Directions for this task ->
Give back every line exactly as it appears, pictures excluded.

Given data ->

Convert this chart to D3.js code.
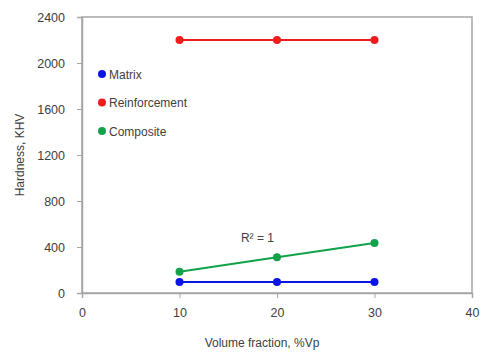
<!DOCTYPE html>
<html>
<head>
<meta charset="utf-8">
<script src="https://cdn.jsdelivr.net/npm/d3@7"></script>
<style>
  body { margin: 0; background: #fff; }
  text { font-family: "Liberation Sans", Arial, sans-serif; }
</style>
</head>
<body>
<svg id="chart"></svg>
<script>
// data
const volumeFraction = [10, 20, 30];
const matrix = [95, 95, 95];
const reinforcement = [2200, 2200, 2200];
const composite = [185, 310, 435];
const xTicks = [0, 10, 20, 30, 40];
const yTicks = [0, 400, 800, 1200, 1600, 2000, 2400];

const series = [
  { name: 'Matrix', values: matrix, color: '#0a14e6' },
  { name: 'Reinforcement', values: reinforcement, color: '#ee1c1c' },
  { name: 'Composite', values: composite, color: '#12a24a' }
];

const width = 480, height = 356;
const margin = { top: 17, right: 8, bottom: 63, left: 82 };

const svg = d3.select('#chart')
  .attr('width', width)
  .attr('height', height);

const x = d3.scaleLinear().domain([0, 40]).range([margin.left, width - margin.right]);
const y = d3.scaleLinear().domain([0, 2400]).range([height - margin.bottom, margin.top]);

const axisColor = '#a6a6a6';
const textColor = '#404040';

// plot frame
svg.append('rect')
  .attr('x', x(0))
  .attr('y', y(2400))
  .attr('width', x(40) - x(0))
  .attr('height', y(0) - y(2400))
  .attr('fill', 'none')
  .attr('stroke', axisColor)
  .attr('stroke-width', 1.5);

// axes
const xAxis = svg.append('g')
  .attr('transform', `translate(0, ${y(0)})`)
  .call(d3.axisBottom(x).tickValues(xTicks).tickFormat(d3.format('d')).tickSize(5).tickPadding(10));

const yAxis = svg.append('g')
  .attr('transform', `translate(${x(0)}, 0)`)
  .call(d3.axisLeft(y).tickValues(yTicks).tickFormat(d3.format('d')).tickSize(5).tickPadding(12));

[xAxis, yAxis].forEach(a => {
  a.select('.domain').attr('stroke', axisColor).attr('stroke-width', 1.5);
  a.selectAll('.tick line').attr('stroke', axisColor);
  a.selectAll('.tick text')
    .style('font-size', '12.5px')
    .style('font-family', '"Liberation Sans", Arial, sans-serif')
    .attr('fill', textColor);
});

// axis titles
svg.append('text')
  .attr('x', (x(0) + x(40)) / 2 - 15)
  .attr('y', 347)
  .attr('text-anchor', 'middle')
  .style('font-size', '12px')
  .attr('fill', textColor)
  .text('Volume fraction, %Vp');

svg.append('text')
  .attr('transform', `translate(24, ${(y(0) + y(2400)) / 2}) rotate(-90)`)
  .attr('text-anchor', 'middle')
  .style('font-size', '12px')
  .attr('fill', textColor)
  .text('Hardness, KHV');

// lines and markers
const line = d3.line()
  .x((d, i) => x(volumeFraction[i]))
  .y(d => y(d));

series.forEach(s => {
  svg.append('path')
    .datum(s.values)
    .attr('d', line)
    .attr('fill', 'none')
    .attr('stroke', s.color)
    .attr('stroke-width', 2);

  svg.selectAll(null)
    .data(s.values)
    .enter().append('circle')
    .attr('cx', (d, i) => x(volumeFraction[i]))
    .attr('cy', d => y(d))
    .attr('r', 4)
    .attr('fill', s.color);
});

// trendline label
svg.append('text')
  .attr('x', x(16.3))
  .attr('y', y(440))
  .style('font-size', '12px')
  .attr('fill', textColor)
  .text('R² = 1');

// legend
const legend = svg.selectAll('.legend')
  .data(series)
  .enter().append('g')
  .attr('class', 'legend')
  .attr('transform', (d, i) => `translate(102, ${74 + i * 28.5})`);

legend.append('circle')
  .attr('r', 4)
  .attr('fill', d => d.color);

legend.append('text')
  .attr('x', 7)
  .attr('y', 4.5)
  .style('font-size', '12px')
  .attr('fill', textColor)
  .text(d => d.name);
</script>
</body>
</html>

Written answer ->
Convert this chart to D3.js code.
<!DOCTYPE html>
<html>
<head>
<meta charset="utf-8">
<script src="https://cdn.jsdelivr.net/npm/d3@7"></script>
<style>
  body { margin: 0; background: #fff; }
  text { font-family: "Liberation Sans", Arial, sans-serif; }
</style>
</head>
<body>
<svg id="chart"></svg>
<script>
// data
const volumeFraction = [10, 20, 30];
const matrix = [95, 95, 95];
const reinforcement = [2200, 2200, 2200];
const composite = [185, 310, 435];
const xTicks = [0, 10, 20, 30, 40];
const yTicks = [0, 400, 800, 1200, 1600, 2000, 2400];

const series = [
  { name: 'Matrix', values: matrix, color: '#0a14e6' },
  { name: 'Reinforcement', values: reinforcement, color: '#ee1c1c' },
  { name: 'Composite', values: composite, color: '#12a24a' }
];

const width = 480, height = 356;
const margin = { top: 17, right: 8, bottom: 63, left: 82 };

const svg = d3.select('#chart')
  .attr('width', width)
  .attr('height', height);

const x = d3.scaleLinear().domain([0, 40]).range([margin.left, width - margin.right]);
const y = d3.scaleLinear().domain([0, 2400]).range([height - margin.bottom, margin.top]);

const axisColor = '#a6a6a6';
const textColor = '#404040';

// plot frame
svg.append('rect')
  .attr('x', x(0))
  .attr('y', y(2400))
  .attr('width', x(40) - x(0))
  .attr('height', y(0) - y(2400))
  .attr('fill', 'none')
  .attr('stroke', axisColor)
  .attr('stroke-width', 1.5);

// axes
const xAxis = svg.append('g')
  .attr('transform', `translate(0, ${y(0)})`)
  .call(d3.axisBottom(x).tickValues(xTicks).tickFormat(d3.format('d')).tickSize(5).tickPadding(10));

const yAxis = svg.append('g')
  .attr('transform', `translate(${x(0)}, 0)`)
  .call(d3.axisLeft(y).tickValues(yTicks).tickFormat(d3.format('d')).tickSize(5).tickPadding(12));

[xAxis, yAxis].forEach(a => {
  a.select('.domain').attr('stroke', axisColor).attr('stroke-width', 1.5);
  a.selectAll('.tick line').attr('stroke', axisColor);
  a.selectAll('.tick text')
    .style('font-size', '12.5px')
    .style('font-family', '"Liberation Sans", Arial, sans-serif')
    .attr('fill', textColor);
});

// axis titles
svg.append('text')
  .attr('x', (x(0) + x(40)) / 2 - 15)
  .attr('y', 347)
  .attr('text-anchor', 'middle')
  .style('font-size', '12px')
  .attr('fill', textColor)
  .text('Volume fraction, %Vp');

svg.append('text')
  .attr('transform', `translate(24, ${(y(0) + y(2400)) / 2}) rotate(-90)`)
  .attr('text-anchor', 'middle')
  .style('font-size', '12px')
  .attr('fill', textColor)
  .text('Hardness, KHV');

// lines and markers
const line = d3.line()
  .x((d, i) => x(volumeFraction[i]))
  .y(d => y(d));

series.forEach(s => {
  svg.append('path')
    .datum(s.values)
    .attr('d', line)
    .attr('fill', 'none')
    .attr('stroke', s.color)
    .attr('stroke-width', 2);

  svg.selectAll(null)
    .data(s.values)
    .enter().append('circle')
    .attr('cx', (d, i) => x(volumeFraction[i]))
    .attr('cy', d => y(d))
    .attr('r', 4)
    .attr('fill', s.color);
});

// trendline label
svg.append('text')
  .attr('x', x(16.3))
  .attr('y', y(440))
  .style('font-size', '12px')
  .attr('fill', textColor)
  .text('R² = 1');

// legend
const legend = svg.selectAll('.legend')
  .data(series)
  .enter().append('g')
  .attr('class', 'legend')
  .attr('transform', (d, i) => `translate(102, ${74 + i * 28.5})`);

legend.append('circle')
  .attr('r', 4)
  .attr('fill', d => d.color);

legend.append('text')
  .attr('x', 7)
  .attr('y', 4.5)
  .style('font-size', '12px')
  .attr('fill', textColor)
  .text(d => d.name);
</script>
</body>
</html>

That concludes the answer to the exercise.